No one wants to be a statistic, but when it comes to retirement preparedness and confidence, everyone falls somewhere in the spectrum.
You’re either part of the 58% of workers who are at least reasonably confident about having enough money for retirement, or you’re in the parts of the populace that are significantly more nervous about their future. You either have a financial plan, which is boosting your confidence, or you lack a plan, which is holding your outlook down.
Sift through the statistics in the Employee Benefit Research Institute’s 2015 Retirement Confidence Survey, and you ultimately see that the newest research study on retirees breaks people down into two of the oldest of classifications: Haves and have-nots.
The good news is that most people actually can choose and work toward the result they want, the statistic they want to fall into. While there is no denying that circumstances dictate which side of the line some people fall on, the EBRI statistics also show that choices help to determine not only how well someone prepares for retirement but how they feel about their ability to live out their days in comfort.
What you need to learn from the top end of the retirement confidence survey is what the group of “haves” actually, well, has.
It’s not particularly shocking, but it will be a good measuring stick for your own preparedness and confidence.
Here are things that the confident worker has when they consider their future finances:
1. Retirement savings.
Two-thirds of workers reported that they or their spouses have saved for retirement (a number that rises to 80% of full-time employees).
Among the workers who have a retirement plan on their own or through their spouse, more than one-third reported having saved at least $100,000 compared with just 3% of those who do not have a retirement plan.
2. A plan.
It’s not just that more planning leads to more savings, it’s that it breeds confidence.
Less than half of workers surveyed reported having tried to calculate how much money they will need to save by the time they retire in order to live comfortably. That’s alarming because nearly two in three workers said they feel behind schedule when it comes to planning and saving for retirement.
The truth is that without some sort of plan — an assessment of needs compared with income, with contingency plans for employment loss and health-care/disability concerns — a person’s “confidence level” is as much a guess as whatever they think they will need to live on when they stop working.
What’s more, the EBRI survey showed that workers and retirees spent less time on retirement planning than they do planning for the holidays.
If you don’t spend sufficient time planning for retirement, you won’t need to spend much time planning for vacations, holiday celebrations and social events in retirement, as you may not be able to afford them.
3. Reduced debt.
Workers and retirees were less likely this year to view their level of debt as a problem.
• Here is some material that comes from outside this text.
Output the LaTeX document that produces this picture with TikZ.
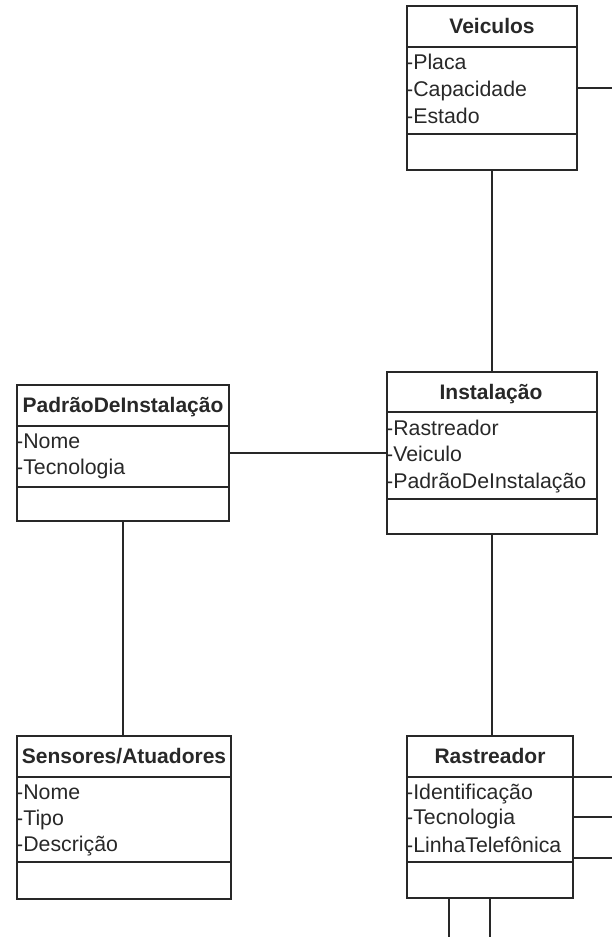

At the very least, retirement savers should see debt as manageable, so that it isn’t a real impediment to savings.
4. The ability to save more, and the follow-through to act on that savings capacity.
Most experts believe that savings growth for individuals is part of a virtuous cycle.
Behavioral-finance experts say you start saving, see the money start to add up, and are inspired to save more. In time, you commit more money to savings; this happens from the smallest levels, starting with people trying to fill piggy banks and going up to retirement plans.
To me, the most interesting dichotomy in the EBRI research shows up here: While half of all workers said they are not saving for retirement due mostly to day-to-day expenses and the general cost of living, seven in 10 workers said they could save $25 a week more than they currently set aside.
Obviously, some of the people saving nothing could at least get started, and others could step up their set-asides. You must take a first step at some point.
VanDerhei noted that what he finds most alarming nearly every year is the number of workers he talks to “who don’t want to start saving yet or don’t want to start saving enough yet,” based on the rationale that they can defer their retirement age beyond 65. The problem is that “fully 50% of retirees were forced to leave the workplace earlier than they had planned,” either due to job loss, illness, diminished skills and more.
“It’s a much, much more risky plan to say ‘I won’t start saving now, I will wait until later and defer my retirement age if I need to,’” VanDerhei said, “because in many of those cases, you’re going to be one of those unlucky people who does not have the flexibility to decide they want to defer retirement age.”
The “haves” take actions they can control now instead of waiting for something to work out for them later.
5. Realistic expectations.
The fastest way to improve your confidence about your ability to retire comfortably is simple: Lower your standards.
You need a lot less to be comfortable in retirement if your idea of comfort is a cushy chair and reruns of “Wheel of Fortune” than if you plan to travel the world.
Look at what you want, but come up with contingency plans, so that you can deal with a shortfall of income or working years, but also so that you change your expectations based on what you expect to amass.
In the end, the pursuit of a comfortable retirement should be sufficient motivation to save, reduce debt and plan, but on the off chance that it doesn’t provide ample incentive, then start picturing what your life will be like when you fall short of your savings goals and wind up on the wrong side of the statistical ledger.